Andrew Bates, a deputy White House press secretary, warned that “MAGA Republican extremism in Congress is a growing threat to the fight against violent crime and fentanyl trafficking.”
“MAGA Republicans in Congress are trying to defund and abolish the ATF, the federal law enforcement agency responsible for helping stop the flow of firearms into the hands of gun traffickers,” Bates said in a statement. “MAGA Republicans are also obstructing President Biden’s assault weapons ban, even though assault weapons purchased in the United States are arming drug cartels and enabling them to outgun law enforcement. Congressional Republicans’ are choosing tax giveaways for the rich over law enforcement officers, and the gun industry’s profits over Americans’ lives.”
Biden’s fiscal year 2024 budget proposal called for an increase in funding for the ATF, a Justice Department agency that is tasked with stopping weapons trafficking and targeting violent criminal groups.
The ATF has long been a popular target for conservatives who view it as a threat to the Second Amendment, with various proposals to get rid of the agency entirely being introduced over the years. Conservative House Republicans have in the past year pushed back on ATF rules regulating the use of silencers and the use of pistol braces.

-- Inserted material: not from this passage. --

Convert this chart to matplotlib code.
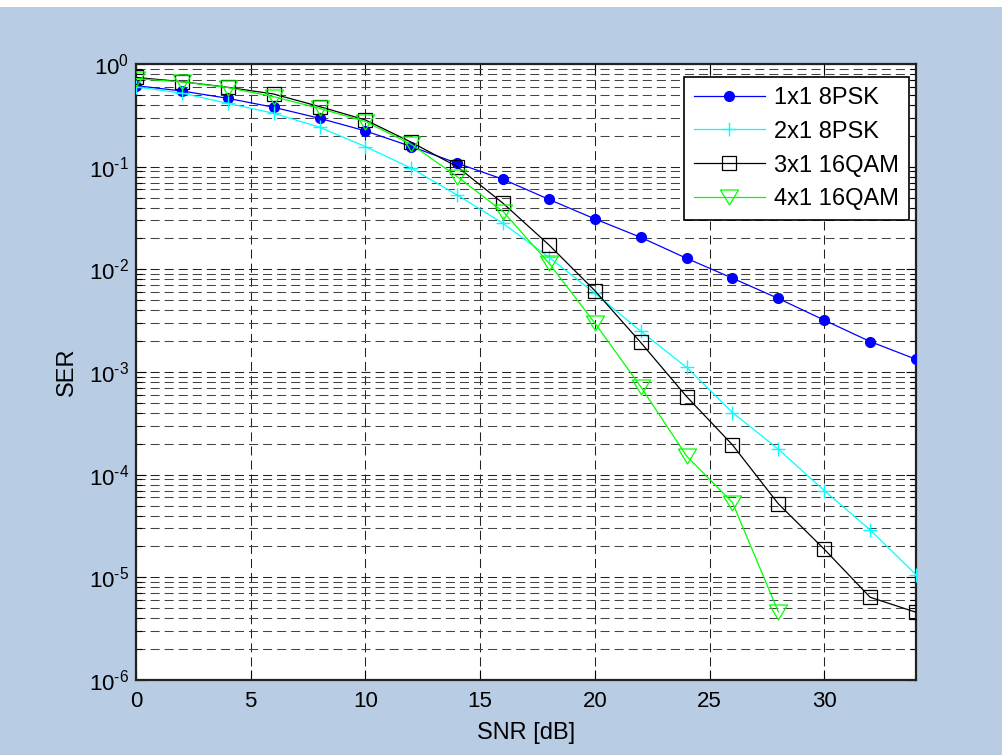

House Republicans looking to slash government funding have also signaled they may look at the ATF as one source for potential cuts. In late March, two House subcommittees held a joint hearing titled “ATF’s Assault on the Second Amendment: When is Enough Enough?”
More broadly, former President Trump on Wednesday pressed for House Republicans to defund the FBI and Justice Department as he faces multiple criminal investigations. Some of Trump’s staunchest supporters in the House have backed calls to defund the FBI, but the former president’s rhetoric threatens to undercut the GOP’s tough on crime message.
The White House has looked to bolster the ATF and local law enforcement as a way to curb mass shootings and gun violence, rejecting calls from some liberals to defund the police.
President Biden first nominated David Chipman to lead the agency, but his nomination did not garner enough support in the Senate. Biden’s second nominee, Steve Dettlebach, was confirmed last year, becoming the first Senate-confirmed leader of the agency since the Obama administration.
Biden has also repeatedly called for a ban on assault weapons in the wake of mass shootings in Uvalde, Texas; Buffalo, N.Y.; and more recently at a Nashville school. But such a measure does not have enough votes in the Senate to overcome the 60-vote filibuster threshold, and it would not pass the Republican-controlled House.